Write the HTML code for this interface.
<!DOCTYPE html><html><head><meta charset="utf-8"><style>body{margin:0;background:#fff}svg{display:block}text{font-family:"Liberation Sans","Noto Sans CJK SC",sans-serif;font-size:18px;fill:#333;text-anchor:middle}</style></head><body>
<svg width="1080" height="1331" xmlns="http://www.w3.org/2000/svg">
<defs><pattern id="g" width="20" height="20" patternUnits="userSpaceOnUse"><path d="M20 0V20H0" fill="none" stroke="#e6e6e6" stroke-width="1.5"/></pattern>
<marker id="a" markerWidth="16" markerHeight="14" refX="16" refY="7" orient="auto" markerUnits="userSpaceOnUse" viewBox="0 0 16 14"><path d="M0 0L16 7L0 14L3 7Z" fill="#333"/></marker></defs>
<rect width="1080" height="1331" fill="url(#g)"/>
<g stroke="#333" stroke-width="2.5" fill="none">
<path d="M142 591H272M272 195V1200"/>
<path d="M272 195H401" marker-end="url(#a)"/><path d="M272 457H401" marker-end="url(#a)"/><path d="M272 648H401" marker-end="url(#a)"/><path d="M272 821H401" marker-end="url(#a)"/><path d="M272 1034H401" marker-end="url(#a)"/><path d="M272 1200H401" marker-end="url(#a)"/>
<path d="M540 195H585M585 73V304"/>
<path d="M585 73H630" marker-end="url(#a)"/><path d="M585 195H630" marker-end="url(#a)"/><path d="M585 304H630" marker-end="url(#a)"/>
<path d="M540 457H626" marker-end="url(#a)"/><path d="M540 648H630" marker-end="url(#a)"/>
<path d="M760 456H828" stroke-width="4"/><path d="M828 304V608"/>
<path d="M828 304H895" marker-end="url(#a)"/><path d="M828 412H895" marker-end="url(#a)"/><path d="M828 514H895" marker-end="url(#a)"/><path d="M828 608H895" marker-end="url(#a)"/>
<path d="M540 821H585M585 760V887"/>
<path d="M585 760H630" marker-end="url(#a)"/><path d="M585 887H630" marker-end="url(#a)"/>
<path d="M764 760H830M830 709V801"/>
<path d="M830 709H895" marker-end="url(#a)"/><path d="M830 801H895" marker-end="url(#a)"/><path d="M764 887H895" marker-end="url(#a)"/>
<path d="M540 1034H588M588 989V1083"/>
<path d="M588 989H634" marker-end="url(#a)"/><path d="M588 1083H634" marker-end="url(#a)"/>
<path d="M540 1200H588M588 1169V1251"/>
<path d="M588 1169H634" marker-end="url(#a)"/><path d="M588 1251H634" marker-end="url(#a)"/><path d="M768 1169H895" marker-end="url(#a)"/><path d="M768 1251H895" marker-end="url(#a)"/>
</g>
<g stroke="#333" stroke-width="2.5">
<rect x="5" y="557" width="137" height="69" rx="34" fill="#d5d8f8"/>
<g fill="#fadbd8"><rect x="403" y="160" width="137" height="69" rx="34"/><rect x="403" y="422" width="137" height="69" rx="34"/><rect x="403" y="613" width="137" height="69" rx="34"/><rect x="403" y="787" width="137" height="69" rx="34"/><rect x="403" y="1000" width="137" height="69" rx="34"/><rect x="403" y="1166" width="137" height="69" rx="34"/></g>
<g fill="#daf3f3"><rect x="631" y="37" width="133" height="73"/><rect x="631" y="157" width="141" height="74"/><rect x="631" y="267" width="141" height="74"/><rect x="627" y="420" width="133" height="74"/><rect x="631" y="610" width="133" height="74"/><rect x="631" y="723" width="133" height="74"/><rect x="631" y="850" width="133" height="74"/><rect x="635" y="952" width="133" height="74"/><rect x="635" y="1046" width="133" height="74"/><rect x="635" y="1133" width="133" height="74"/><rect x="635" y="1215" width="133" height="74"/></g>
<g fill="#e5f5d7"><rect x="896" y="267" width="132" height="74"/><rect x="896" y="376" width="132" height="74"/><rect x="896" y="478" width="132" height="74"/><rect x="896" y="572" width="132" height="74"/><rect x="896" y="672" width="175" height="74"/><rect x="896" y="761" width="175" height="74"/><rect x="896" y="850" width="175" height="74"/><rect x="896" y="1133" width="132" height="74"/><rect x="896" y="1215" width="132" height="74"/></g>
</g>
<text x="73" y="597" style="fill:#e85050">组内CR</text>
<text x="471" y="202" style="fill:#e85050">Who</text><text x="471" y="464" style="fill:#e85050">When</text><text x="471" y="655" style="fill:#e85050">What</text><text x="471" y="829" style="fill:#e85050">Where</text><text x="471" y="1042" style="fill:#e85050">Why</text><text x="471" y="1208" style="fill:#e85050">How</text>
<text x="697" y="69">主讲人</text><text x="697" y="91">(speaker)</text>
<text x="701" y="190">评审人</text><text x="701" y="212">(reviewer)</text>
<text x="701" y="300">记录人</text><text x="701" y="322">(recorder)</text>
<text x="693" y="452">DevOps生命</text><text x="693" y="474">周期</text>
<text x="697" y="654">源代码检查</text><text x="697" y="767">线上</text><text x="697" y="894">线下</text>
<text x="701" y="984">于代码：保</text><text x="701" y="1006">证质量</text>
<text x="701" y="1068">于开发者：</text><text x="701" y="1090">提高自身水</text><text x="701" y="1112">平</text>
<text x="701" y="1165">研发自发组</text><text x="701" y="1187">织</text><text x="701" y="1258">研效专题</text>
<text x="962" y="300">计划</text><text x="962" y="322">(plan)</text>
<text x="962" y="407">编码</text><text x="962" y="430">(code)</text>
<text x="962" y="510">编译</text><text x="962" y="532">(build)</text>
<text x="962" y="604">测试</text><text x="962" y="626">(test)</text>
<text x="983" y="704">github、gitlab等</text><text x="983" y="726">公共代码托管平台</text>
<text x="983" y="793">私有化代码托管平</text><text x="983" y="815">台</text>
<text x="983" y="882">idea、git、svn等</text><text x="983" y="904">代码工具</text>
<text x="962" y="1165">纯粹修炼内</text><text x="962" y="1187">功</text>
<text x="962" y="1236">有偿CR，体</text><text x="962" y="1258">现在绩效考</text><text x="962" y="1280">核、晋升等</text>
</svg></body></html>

================

• **PROMPT**: Using the data above, reproduce every line exactly.

• **WRITTEN SOLUTION**:
Write the HTML code for this interface.
<!DOCTYPE html><html><head><meta charset="utf-8"><style>body{margin:0;background:#fff}svg{display:block}text{font-family:"Liberation Sans","Noto Sans CJK SC",sans-serif;font-size:18px;fill:#333;text-anchor:middle}</style></head><body>
<svg width="1080" height="1331" xmlns="http://www.w3.org/2000/svg">
<defs><pattern id="g" width="20" height="20" patternUnits="userSpaceOnUse"><path d="M20 0V20H0" fill="none" stroke="#e6e6e6" stroke-width="1.5"/></pattern>
<marker id="a" markerWidth="16" markerHeight="14" refX="16" refY="7" orient="auto" markerUnits="userSpaceOnUse" viewBox="0 0 16 14"><path d="M0 0L16 7L0 14L3 7Z" fill="#333"/></marker></defs>
<rect width="1080" height="1331" fill="url(#g)"/>
<g stroke="#333" stroke-width="2.5" fill="none">
<path d="M142 591H272M272 195V1200"/>
<path d="M272 195H401" marker-end="url(#a)"/><path d="M272 457H401" marker-end="url(#a)"/><path d="M272 648H401" marker-end="url(#a)"/><path d="M272 821H401" marker-end="url(#a)"/><path d="M272 1034H401" marker-end="url(#a)"/><path d="M272 1200H401" marker-end="url(#a)"/>
<path d="M540 195H585M585 73V304"/>
<path d="M585 73H630" marker-end="url(#a)"/><path d="M585 195H630" marker-end="url(#a)"/><path d="M585 304H630" marker-end="url(#a)"/>
<path d="M540 457H626" marker-end="url(#a)"/><path d="M540 648H630" marker-end="url(#a)"/>
<path d="M760 456H828" stroke-width="4"/><path d="M828 304V608"/>
<path d="M828 304H895" marker-end="url(#a)"/><path d="M828 412H895" marker-end="url(#a)"/><path d="M828 514H895" marker-end="url(#a)"/><path d="M828 608H895" marker-end="url(#a)"/>
<path d="M540 821H585M585 760V887"/>
<path d="M585 760H630" marker-end="url(#a)"/><path d="M585 887H630" marker-end="url(#a)"/>
<path d="M764 760H830M830 709V801"/>
<path d="M830 709H895" marker-end="url(#a)"/><path d="M830 801H895" marker-end="url(#a)"/><path d="M764 887H895" marker-end="url(#a)"/>
<path d="M540 1034H588M588 989V1083"/>
<path d="M588 989H634" marker-end="url(#a)"/><path d="M588 1083H634" marker-end="url(#a)"/>
<path d="M540 1200H588M588 1169V1251"/>
<path d="M588 1169H634" marker-end="url(#a)"/><path d="M588 1251H634" marker-end="url(#a)"/><path d="M768 1169H895" marker-end="url(#a)"/><path d="M768 1251H895" marker-end="url(#a)"/>
</g>
<g stroke="#333" stroke-width="2.5">
<rect x="5" y="557" width="137" height="69" rx="34" fill="#d5d8f8"/>
<g fill="#fadbd8"><rect x="403" y="160" width="137" height="69" rx="34"/><rect x="403" y="422" width="137" height="69" rx="34"/><rect x="403" y="613" width="137" height="69" rx="34"/><rect x="403" y="787" width="137" height="69" rx="34"/><rect x="403" y="1000" width="137" height="69" rx="34"/><rect x="403" y="1166" width="137" height="69" rx="34"/></g>
<g fill="#daf3f3"><rect x="631" y="37" width="133" height="73"/><rect x="631" y="157" width="141" height="74"/><rect x="631" y="267" width="141" height="74"/><rect x="627" y="420" width="133" height="74"/><rect x="631" y="610" width="133" height="74"/><rect x="631" y="723" width="133" height="74"/><rect x="631" y="850" width="133" height="74"/><rect x="635" y="952" width="133" height="74"/><rect x="635" y="1046" width="133" height="74"/><rect x="635" y="1133" width="133" height="74"/><rect x="635" y="1215" width="133" height="74"/></g>
<g fill="#e5f5d7"><rect x="896" y="267" width="132" height="74"/><rect x="896" y="376" width="132" height="74"/><rect x="896" y="478" width="132" height="74"/><rect x="896" y="572" width="132" height="74"/><rect x="896" y="672" width="175" height="74"/><rect x="896" y="761" width="175" height="74"/><rect x="896" y="850" width="175" height="74"/><rect x="896" y="1133" width="132" height="74"/><rect x="896" y="1215" width="132" height="74"/></g>
</g>
<text x="73" y="597" style="fill:#e85050">组内CR</text>
<text x="471" y="202" style="fill:#e85050">Who</text><text x="471" y="464" style="fill:#e85050">When</text><text x="471" y="655" style="fill:#e85050">What</text><text x="471" y="829" style="fill:#e85050">Where</text><text x="471" y="1042" style="fill:#e85050">Why</text><text x="471" y="1208" style="fill:#e85050">How</text>
<text x="697" y="69">主讲人</text><text x="697" y="91">(speaker)</text>
<text x="701" y="190">评审人</text><text x="701" y="212">(reviewer)</text>
<text x="701" y="300">记录人</text><text x="701" y="322">(recorder)</text>
<text x="693" y="452">DevOps生命</text><text x="693" y="474">周期</text>
<text x="697" y="654">源代码检查</text><text x="697" y="767">线上</text><text x="697" y="894">线下</text>
<text x="701" y="984">于代码：保</text><text x="701" y="1006">证质量</text>
<text x="701" y="1068">于开发者：</text><text x="701" y="1090">提高自身水</text><text x="701" y="1112">平</text>
<text x="701" y="1165">研发自发组</text><text x="701" y="1187">织</text><text x="701" y="1258">研效专题</text>
<text x="962" y="300">计划</text><text x="962" y="322">(plan)</text>
<text x="962" y="407">编码</text><text x="962" y="430">(code)</text>
<text x="962" y="510">编译</text><text x="962" y="532">(build)</text>
<text x="962" y="604">测试</text><text x="962" y="626">(test)</text>
<text x="983" y="704">github、gitlab等</text><text x="983" y="726">公共代码托管平台</text>
<text x="983" y="793">私有化代码托管平</text><text x="983" y="815">台</text>
<text x="983" y="882">idea、git、svn等</text><text x="983" y="904">代码工具</text>
<text x="962" y="1165">纯粹修炼内</text><text x="962" y="1187">功</text>
<text x="962" y="1236">有偿CR，体</text><text x="962" y="1258">现在绩效考</text><text x="962" y="1280">核、晋升等</text>
</svg></body></html>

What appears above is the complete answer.